Ancak ahlakın apriori olduğu önermesi bu karşılıklı güveni yıkacaktır, bu durum da davranışlarımızın sorumluluğun inkar edilmesine yol açar. Bu durum avukatların çok hoşuna gidebilir fakat ahlakın ve bilincin apriori olduğu önermesi bilincin özgür olmadığı önermesini de doğurur. Bir biyolog bu önermenin doğruluğunu bir filozoftan daha bilimsel olarak savunabilecek olsa da çevremizdeki tüm bilinçlerin apriori olduğuna inanmak hala zordur -ki öyle bir iddiam da yoktur-.
Eğer ahlakın apriori ve aposteriori olduğu ve bilincin özgür olup olmadığı önermelerinin de önüne geçersek önümüze hepsinden daha büyük bir engel çıkacaktır: Tüm bu önermelerle ne yapacağımız.

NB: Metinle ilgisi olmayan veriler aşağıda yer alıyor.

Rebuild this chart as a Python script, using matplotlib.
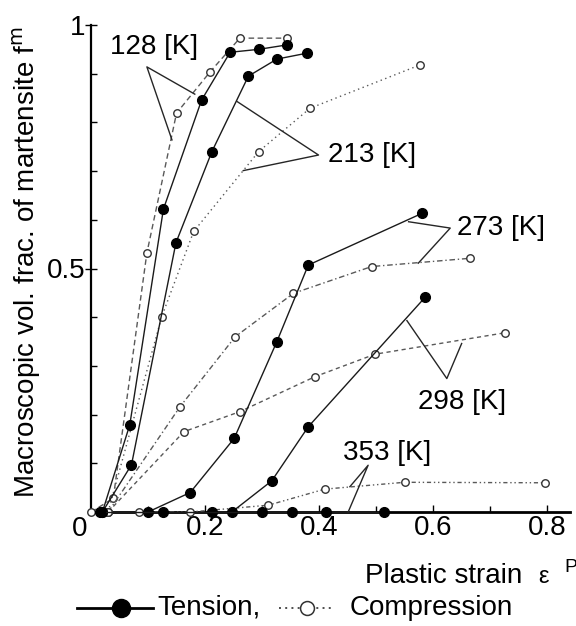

Bu önermeleri kullanarak ne yapacağımız durumu ise kişinin kendisine kalıyor. Kişi bu durumla daha yeni önermeler sunabilmekle beraber, bu önermelerin hepsinin yanlışlığını da öne sürebilir. Ancak yazımın ana noktası ise kişinin seçme olanağına sahip olması, dolayısıyla budur.